Они оба были гениями места – Одессы. И этому нельзя было не позавидовать! Первый родился в доме на Базарной улице, другой – на знаменитой Молдаванке. Они пришли в земной мир, словно братья-погодки – Бабель в 1894-м, Эдик Дзюбан, именно такова была фамилия Багрицкого, – годом позже. Их отцы служили по торговому делу, хотя роскоши в их домах не было и в помине. Одесская коммерческая школа имени императора Николая I для Бабеля и Одесское реальное училище Святого Павла, а затем Одесское реальное училище В. А. Жуковского – для Багрицкого выявят в них склонность к сочинительству. Оба в пятнадцатилетнем возрасте откроют в себе литературный дар. В своём творчестве Багрицкий начнёт с сатиры, Бабель – с прозы, также пропитанной сатирой, из-за чего в свои 22 года будет привлечён к уголовной ответственности. Багрицкий пройдёт службу в одесской милиции и послужит в особом партизанском отряде ВЦИК. Бабель, словно догоняя своего брата-одессита, отслужив солдатом на румынском фронте, поступил на службу в Одесское ЧК. Впоследствии их обоих сведёт в одесском «Моряке» журналистика, и в степенном Бабеле и эксцентричном Багрицком появится что-то общее, неподвластное объяснению. Разобраться в их схожести не сможет и Паустовский. Среди них он будет казаться учеником, впитывающим в себя все оттенки «южнорусской» литературной школы, в которую он благодаря случаю ворвался «варягом» и в которой преуспел не менее тех, кто уже был предрасположен к учёбе на «отлично».

Для Паустовского и Бабель, и Багрицкий в какой-то степени были мудрецами, способными своим творчеством обернуть ветхозаветную жизнь в краски гротеска и придать ей смысл. В таком качестве он и пронесёт память о них всю свою жизнь.


Но вернёмся ко времени появления Паустовского в Одессе в 1919 году.

Черноморский берег. Шелест морского прибоя и резко-протяжные крики чаек над морем. Широкая Потёмкинская лестница, с которой рисуется вид Одесского залива. Тенистые каштановые бульвары, таинственные улочки, хранящие в себе покой уснувшей старины… Город мечтаний, «обласканный» юношеской романтикой путешествий.

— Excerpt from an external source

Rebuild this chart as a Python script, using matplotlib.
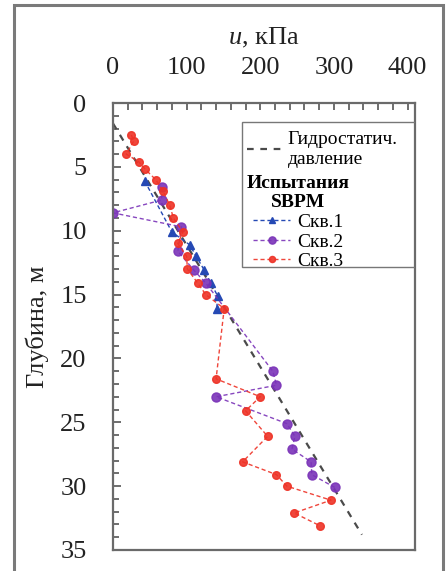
import matplotlib
matplotlib.use("Agg")
import matplotlib.pyplot as plt
from matplotlib.patches import Rectangle
from matplotlib.ticker import MultipleLocator

# --------------------------------------------------
# Data
# --------------------------------------------------
hydro_u = [0, 338]
hydro_z = [1.6, 33.8]

skv1_u = [43, 80, 104, 113, 124, 133, 142, 141]
skv1_z = [6.1, 10.1, 11.1, 12.0, 13.1, 14.1, 15.1, 16.1]

skv2_u = [67, 66, 0, 93, 88, 110, 126, 217, 222, 140, 236, 247, 243, 269, 270, 301]
skv2_z = [6.6, 7.6, 8.6, 9.7, 11.6, 13.1, 14.1, 21.0, 22.1, 23.0, 25.1, 26.1,
          27.1, 28.1, 29.1, 30.1]

skv3_u = [25, 28, 18, 35, 44, 58, 68, 77, 82, 95, 88, 100, 101, 115, 126, 151,
          140, 200, 180, 210, 176, 222, 236, 296, 246, 281]
skv3_z = [2.5, 3.0, 4.0, 4.6, 5.2, 6.0, 6.9, 8.0, 9.0, 10.1, 11.0, 12.0, 13.0,
          14.1, 15.0, 16.1, 21.6, 23.0, 24.1, 26.1, 28.1, 29.1, 30.0, 31.1,
          32.1, 33.1]

x_ticks = [0, 100, 200, 300, 400]
y_ticks = [0, 5, 10, 15, 20, 25, 30, 35]

plt.rcParams["font.family"] = ["Liberation Serif", "DejaVu Serif"]
plt.rcParams["mathtext.fontset"] = "custom"
plt.rcParams["mathtext.it"] = "Liberation Serif:italic"
plt.rcParams["mathtext.rm"] = "Liberation Serif"

fig = plt.figure(figsize=(4.48, 5.71), dpi=100)
ax = fig.add_axes([0.2522, 0.0368, 0.674, 0.7828])

# outer frame of the picture
fig.patches.append(Rectangle((0.032, -0.05), 0.957, 1.042, transform=fig.transFigure,
                             fill=False, edgecolor="#7a7a7a", lw=2.2))

c_blue = "#2549b4"
c_purple = "#7a33b8"
c_red = "#ee3226"

hydro, = ax.plot(hydro_u, hydro_z, color="#4a4a4a", lw=1.6, ls=(0, (3, 3)))
l1, = ax.plot(skv1_u, skv1_z, color=c_blue, lw=1.0, ls=(0, (3, 2)),
              marker="^", ms=6, mec=c_blue, mfc=c_blue)
l2, = ax.plot(skv2_u, skv2_z, color=c_purple, lw=1.0, ls=(0, (3, 2)), alpha=0.9,
              marker="o", ms=6.5, mec=c_purple, mfc=c_purple)
l3, = ax.plot(skv3_u, skv3_z, color=c_red, lw=1.0, ls=(0, (3, 2)), alpha=0.9,
              marker="o", ms=5.5, mec=c_red, mfc=c_red)

ax.set_xlim(0, 410)
ax.set_ylim(35, 0)
ax.set_xticks(x_ticks)
ax.set_yticks(y_ticks)
ax.xaxis.set_minor_locator(MultipleLocator(20))
ax.yaxis.set_minor_locator(MultipleLocator(1))
ax.xaxis.tick_top()
ax.xaxis.set_label_position("top")
ax.tick_params(axis="x", which="both", direction="in", length=5, width=1.2,
               colors="#555555", labelcolor="#222222", labelsize=19, pad=17)
ax.tick_params(axis="y", which="major", direction="in", length=5.5, width=1.2,
               colors="#555555", labelcolor="#222222", labelsize=19, pad=19)
ax.tick_params(axis="y", which="minor", direction="in", length=4.5, width=1.2,
               colors="#555555")
for s in ax.spines.values():
    s.set_color("#6a6a6a")
    s.set_linewidth(1.6)

ax.set_xlabel(r"$u$, кПа", fontsize=19, labelpad=9, color="#222222")
ax.set_ylabel("Глубина, м", fontsize=19, labelpad=8, color="#222222")

# --------------------------------------------------
# Legend: hydrostatic line, then the SBPM group
# --------------------------------------------------
ax.add_patch(Rectangle((0.427, 0.632), 0.573, 0.325, transform=ax.transAxes,
                       fill=False, edgecolor="#777777", lw=1.0, zorder=5))
leg1 = ax.legend([hydro], ["Гидростатич.\nдавление"], loc="upper left",
                 bbox_to_anchor=(0.43, 0.945), frameon=False, fontsize=14,
                 handlelength=1.8, handletextpad=0.3, borderpad=0.2,
                 borderaxespad=0, labelspacing=0)
ax.add_artist(leg1)
leg2 = ax.legend([l1, l2, l3], ["Скв.1", "Скв.2", "Скв.3"], loc="upper left",
                 bbox_to_anchor=(0.43, 0.848), frameon=False, fontsize=14,
                 title="Испытания\nSBPM",
                 title_fontproperties={"weight": "bold", "size": 14},
                 handlelength=1.9, handletextpad=0.35, borderpad=0.2,
                 borderaxespad=0, labelspacing=0.1, markerscale=0.8)
leg2.get_title().set_multialignment("center")

fig.savefig("out.png", dpi=100)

«В Одессе я снял светлую комнату-клетушку на Французском бульваре» и «поступил на службу в контору Центросоюза». Этот первый одесский адрес вскоре сменится Черноморской улицей на приморской низменности Ланжерон, «тянувшейся по обрыву над морем». Здесь «в частном санатории для нервнобольных доктора Ландесмана», который к этому времени был закрыт, Паустовскому и «досталось» жильё. «Отопление в санатории не работало, комната у меня была очень высокая, с широкими окнами, и потому маленькая железная “буржуйка”, как ни старалась, никогда не могла нагреть эту комнату. Дров почти не было. Изредка я покупал акациевые дрова. Продавали их на фунты. Я мог осилить не более трёх-четырёх фунтов, – не было денег»{88}. Уже чуть позже его «приютом» станет комната в дворницкой, находившейся во дворе санатория.

Прежде чем поступить в редакционный отдел «Моряка», 17 февраля 1920 года Паустовский устраивается в Опродкомгуб, сокращённое название Одесской губернской особой комиссии по снабжению Красной армии продовольствием.

Организация таких комиссий была порождением принятого 2 ноября 1918 года декрета Совета народных комиссаров (СНК), по которому в прямом подчинении председателю комиссариата создавалась Чрезвычайная комиссия по снабжению Красной армии. Но уже менее чем через год, 8 июля 1919 года, декретом Всероссийского центрального исполнительного комитета (ВЦИК) всё обеспечение армии передавалось в ведение Наркомпрода, в составе которого было образовано Главное управление по снабжению Красной армии, которое имело свои представительства – особые комиссии во всех регионах, где устанавливалась советская власть. В «красной» Одессе образование Особой комиссии по снабжению армии произошло практически сразу, как только большевики заняли город.

Паустовский поступил на службу в Одесский продкомгуб на должность секретаря информационно-издательского отдела. Особая комиссия занималась не только выпуском специального бюллетеня, но и издавала ряд газет рабочей направленности, в том числе такие, как «Вопросы продовольствия», «Плуг и молод». В обязанность Паустовского входило составление и представление руководителю отдела сведений по продовольственному снабжению, и не только в Одесской губернии, но и в других сопредельных областях. Работа не пыльная, но весьма ответственная. Работа в режиме «военного коммунизма», породившего продразвёрстку и запрет частной торговли, что спровоцировало нехватку продовольствия и голод среди гражданского населения не только в провинции, но и в крупных городах, включая Москву и Петроград. Сотрудники особых комиссий, выполняя наложенные на них обязательства, работали в тесном контакте с продотрядами и комитетами крестьянской бедноты (комбедами).